TASK TO CARRY OUT: Output the material word for word. Leave each picture out.

SUPPLIED DATA:
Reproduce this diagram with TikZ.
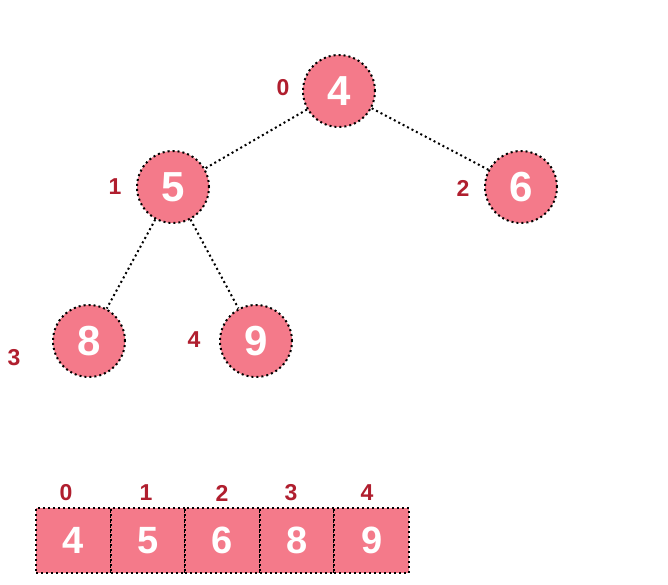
\documentclass[tikz,border=0pt]{standalone}
\usepackage{fontspec}
\setmainfont{Liberation Sans}
\definecolor{nodefill}{HTML}{F47A8A}
\definecolor{labred}{HTML}{B01E2E}
\begin{document}
\begin{tikzpicture}[x=1pt,y=-1pt,
  dotline/.style={line width=2pt, dash pattern=on 2pt off 3pt},
  heapnode/.style={circle, fill=nodefill, draw=black, dotline, minimum size=72pt, inner sep=0pt,
    text=white, font=\bfseries\fontsize{42}{42}\selectfont},
  cell/.style={rectangle, fill=nodefill, draw=black, dotline, minimum width=74.6pt, minimum height=65pt,
    inner sep=0pt, text=white, font=\bfseries\fontsize{38}{38}\selectfont},
  idx/.style={text=labred, font=\bfseries\fontsize{23}{23}\selectfont, inner sep=0pt}
]
\useasboundingbox[fill=white] (0,0) rectangle (668,584);
% tree nodes
\node[heapnode] (n0) at (339,91) {4};
\node[heapnode] (n1) at (173,187) {5};
\node[heapnode] (n2) at (521,187) {6};
\node[heapnode] (n3) at (89,341) {8};
\node[heapnode] (n4) at (256,341) {9};
% edges
\draw[dotline] (n0) -- (n1);
\draw[dotline] (n0) -- (n2);
\draw[dotline] (n1) -- (n3);
\draw[dotline] (n1) -- (n4);
% index labels of tree
\node[idx] (l0) at (283,88) {0};
\node[idx] (l1) at (115,187) {1};
\node[idx] (l2) at (463,188) {2};
\node[idx] (l3) at (14,358) {3};
\node[idx] (l4) at (194,340) {4};
% array
\node[cell] (a0) at (73.3,540.5) {4};
\node[cell] (a1) at (147.9,540.5) {5};
\node[cell] (a2) at (222.5,540.5) {6};
\node[cell] (a3) at (297.1,540.5) {8};
\node[cell] (a4) at (371.7,540.5) {9};
\node[idx] (i0) at (66,493) {0};
\node[idx] (i1) at (146,493) {1};
\node[idx] (i2) at (222,493) {2};
\node[idx] (i3) at (291,493) {3};
\node[idx] (i4) at (367,493) {4};
\end{tikzpicture}
\end{document}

TASK ANSWER:
Reproduce this diagram with TikZ.
\documentclass[tikz,border=0pt]{standalone}
\usepackage{fontspec}
\setmainfont{Liberation Sans}
\definecolor{nodefill}{HTML}{F47A8A}
\definecolor{labred}{HTML}{B01E2E}
\begin{document}
\begin{tikzpicture}[x=1pt,y=-1pt,
  dotline/.style={line width=2pt, dash pattern=on 2pt off 3pt},
  heapnode/.style={circle, fill=nodefill, draw=black, dotline, minimum size=72pt, inner sep=0pt,
    text=white, font=\bfseries\fontsize{42}{42}\selectfont},
  cell/.style={rectangle, fill=nodefill, draw=black, dotline, minimum width=74.6pt, minimum height=65pt,
    inner sep=0pt, text=white, font=\bfseries\fontsize{38}{38}\selectfont},
  idx/.style={text=labred, font=\bfseries\fontsize{23}{23}\selectfont, inner sep=0pt}
]
\useasboundingbox[fill=white] (0,0) rectangle (668,584);
% tree nodes
\node[heapnode] (n0) at (339,91) {4};
\node[heapnode] (n1) at (173,187) {5};
\node[heapnode] (n2) at (521,187) {6};
\node[heapnode] (n3) at (89,341) {8};
\node[heapnode] (n4) at (256,341) {9};
% edges
\draw[dotline] (n0) -- (n1);
\draw[dotline] (n0) -- (n2);
\draw[dotline] (n1) -- (n3);
\draw[dotline] (n1) -- (n4);
% index labels of tree
\node[idx] (l0) at (283,88) {0};
\node[idx] (l1) at (115,187) {1};
\node[idx] (l2) at (463,188) {2};
\node[idx] (l3) at (14,358) {3};
\node[idx] (l4) at (194,340) {4};
% array
\node[cell] (a0) at (73.3,540.5) {4};
\node[cell] (a1) at (147.9,540.5) {5};
\node[cell] (a2) at (222.5,540.5) {6};
\node[cell] (a3) at (297.1,540.5) {8};
\node[cell] (a4) at (371.7,540.5) {9};
\node[idx] (i0) at (66,493) {0};
\node[idx] (i1) at (146,493) {1};
\node[idx] (i2) at (222,493) {2};
\node[idx] (i3) at (291,493) {3};
\node[idx] (i4) at (367,493) {4};
\end{tikzpicture}
\end{document}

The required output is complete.